Parecería que las muertes papales obedecen a un guión predeterminado en el que poco queda fuera de control, salvo el momento de la defunción, pero la realidad añade escenas de cosecha propia.

Así ocurrió con el fallecimiento de Pío XII. Su médico se puso de acuerdo con algunos periodistas para adelantarles el fallecimiento con una señal: abriría una ventana de la residencia veraniega de Castelgandolfo donde Pío XII agonizaba. En la tarde del 8 de octubre de 1958, la ventana en cuestión se abrió.

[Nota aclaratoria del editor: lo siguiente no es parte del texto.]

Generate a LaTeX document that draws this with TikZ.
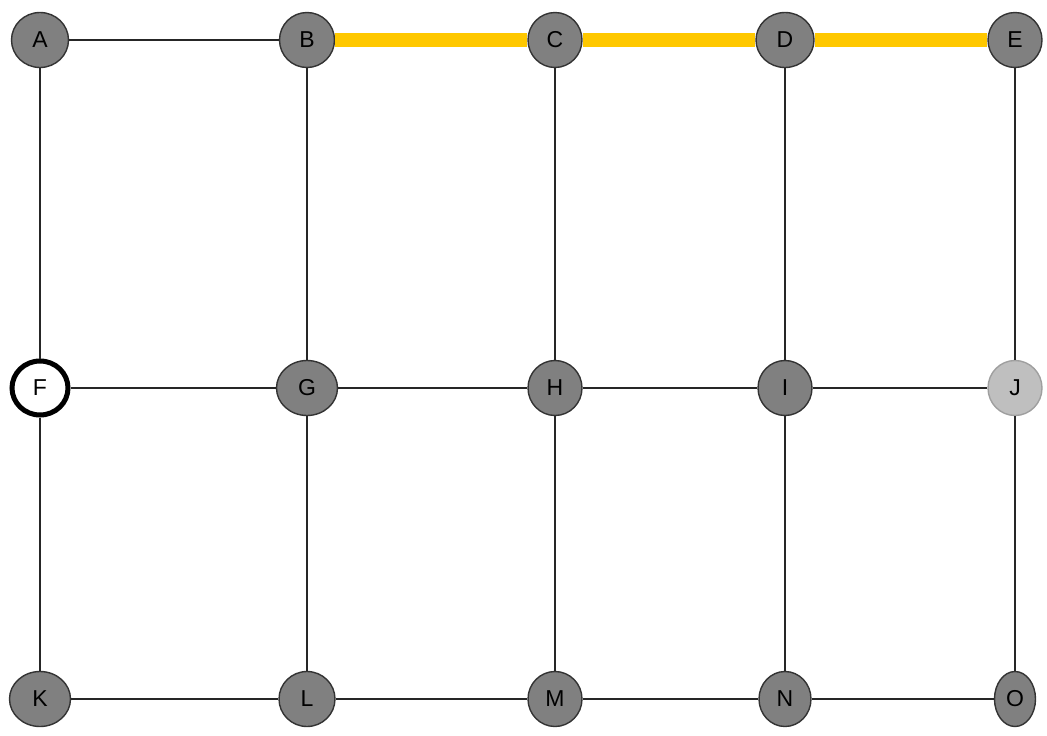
\documentclass[tikz,border=0pt]{standalone}
\usepackage{fontspec}
\setmainfont{Liberation Sans}
\usetikzlibrary{shapes.geometric}
\definecolor{vertexgray}{RGB}{128,128,128}
\definecolor{routeyellow}{RGB}{255,200,0}

\begin{document}
\begin{tikzpicture}[x=1pt, y=-1pt,
  vertex/.style={ellipse, draw=black!80, line width=1.4pt, fill=vertexgray,
    inner sep=0pt, minimum height=55pt, font=\fontsize{23}{23}\selectfont},
  edge/.style={line width=1.3pt, black!85},
  route/.style={line width=14pt, routeyellow}]
  \fill[white] (0,0) rectangle (1047,736);
  \useasboundingbox (0,0) rectangle (1047,736);

  % grid vertices
  \foreach \n/\x/\y/\w in {A/40/40/57, B/307/40/55, C/555/40/54, D/785/40/58, E/1015/40/54,
                          G/307/388/61, H/555/388/54, I/785/388/54,
                          K/40/699/61, L/307/699/56, M/555/699/54, N/785/699/52, O/1015/699/41} {
    \node[vertex, minimum width=\w pt] (\n) at (\x,\y) {\n};
  }
  \node[vertex, fill=white, draw=black, line width=5pt, minimum width=56pt, minimum height=54pt] (F) at (40,388) {F};
  \node[vertex, fill=gray!50, draw=gray!75, minimum width=54pt] (J) at (1015,388) {J};

  % connections
  \foreach \a/\b in {A/B, F/G, G/H, H/I, I/J, K/L, L/M, M/N, N/O,
                     A/F, F/K, B/G, G/L, C/H, H/M, D/I, I/N, E/J, J/O} {
    \draw[edge] (\a) -- (\b);
  }
  % highlighted route
  \foreach \a/\b in {B/C, C/D, D/E} {
    \draw[route] (\a) -- (\b);
  }
\end{tikzpicture}
\end{document}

Dos diarios romanos, Il Messaggero y el hoy desaparecido Paese Sera , se apresuraron a sacar una edición anunciando la muerte, sólo que los ejemplares fueron retirados inmediatamente de los quioscos. El Papa no había muerto. Simplemente, hacía mucho calor y a alguien que no estaba en el secreto del pacto se le ocurrió abrir la ventana. Pío XII moriría al día siguiente.

La muerte de Pablo VI, ocurrida también en Castelgandolfo, casi no tuvo portavoces para anunciarla. Había sido operado de un cáncer de próstata, lo que no fue obstáculo para que el padre Romeo Panciroli, portavoz de la Santa Sede, se fuera de vacaciones. Su adjunto, Pierfranco Pastore, explicó la ausencia del Papa de la bendición del Angelus por una dolencia ligera. A las pocas horas, el 6 de agosto de 1978, el papa Montini moría.

Fuera totalmente de guión fue la muerte de Juan Pablo I el 3 de septiembre de 1978. El propio Vaticano contribuyó a alimentar las teorías conspiratorias modificando varias veces en un mismo día la versión de quién había encontrado al difunto y cómo.

Aquella muerte inesperada abrió, y cerró, un debate sobre si cabía hacer una autopsia a un papa.